Pension Accounts move a step closer
The latest Pensions Bill also cleared the way for the introduction of Pensions Accounts, the new national pensions savings scheme, in 2012. In the absence of an employer offering a better alternative, employees earning between £5,000 and £33,500 will be automatically enrolled in the scheme. Employees will contribute 4% of their pay with the employer adding 3% and the state 1% through tax relief. It is thought that by 2050 the scheme, to be overseen by the Pensions Regulator, would have attracted up to 9m members and have £150bn of assets under management.

Pensions rescue package unveiled
The government brought some much needed Christmas cheer to those 130,000 people who, having lost their pensions between 1997 and 2005 as a result of their employer going bust, qualified for assistance under the, government funded, Financial Assistance Scheme (FAS). Very much seen as the poor relation to the Pension Protection Fund (PPF), set up in 2005 and funded by the occupational pensions industry, the government has promised that FAS benefits will now be equivalent to PPF benefits. That is, claimants will be eligible to receive 90% of the value of their pension benefits, subject to a cap of £26,000 pa, payable from their scheme retirement age. Payments will also receive some index linking and be backdated to 2004, as appropriate. In addition, 11,000 members of the failed pension schemes of solvent sponsors, who were ineligible for the FAS, will also benefit.

Myners principles likely to remain voluntary
The National Association of Pension Funds (NAPF) believes that whilst trustees are by and large abiding by the 10 voluntary principles articulated in Paul Myners' 2001 report into institutional investment, they should be replaced by six higher level principles and overseen by the Pensions Regulator rather than the Treasury.

PPF levy net widens
Schemes that are as much as 140% funded will be required to contribute to the PPF levy in 2008/09 and only schemes that are at least 120% funded will benefit from a reduced levy.
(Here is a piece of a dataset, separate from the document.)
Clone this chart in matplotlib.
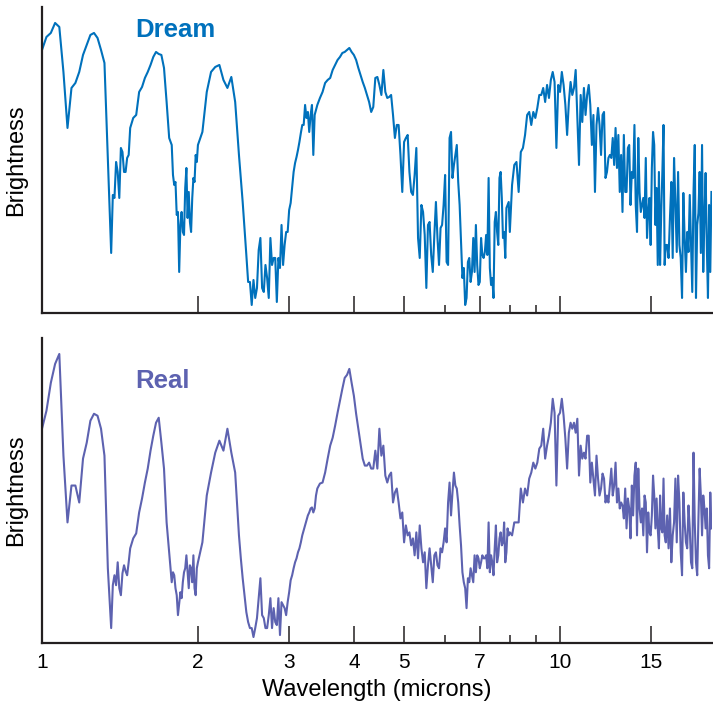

While the levy is currently based on a scheme’s funding position and the strength of the sponsor’s covenant, it is likely that the scheme’s investment strategy will shortly be taken into consideration.

Buyouts online
Meanwhile, innovation continues to abound in the buyout market. Paternoster secured the transfer of oil exploration company, Lasmo’s £150m defined benefit pension scheme in the UK’s largest online buyout auction. The auction, overseen by Mercer, saw some of the largest buyout firms compete on price to seal the deal.

Pensions Corporation acquires Telent
The Pensions Corporation has succeeded in its acquisition of Telent, the telecoms equipment manufacturer, but has been asked by Unite, the union that represents Telent’s 2,000 employees, for firm assurances on the funding and management of the scheme assets and job security.

Green thinking
FairPensions, the responsible investment campaigns group, found that half of the UK’s 20 largest pension schemes, with assets totalling nearly £300bn, do not have a formal policy on environmental, social and governance (ESG) issues. Meanwhile, research currently being undertaken by Cardiff University, working in conjunction with the Association of Chartered Certified Accountants (ACCA), into how trustees’ perceive and approach ESG issues, is to be circulated to policymakers and the media alike in an effort to promote ESG factors within pension provision.

And finally…
…the Pensions Watch team would like to thank all of our readers for their comments and observations throughout the year. We wish you all a very Merry Christmas and a Happy, Healthy and Prosperous New Year and look forward to bringing you more of the latest on pensions in 2008.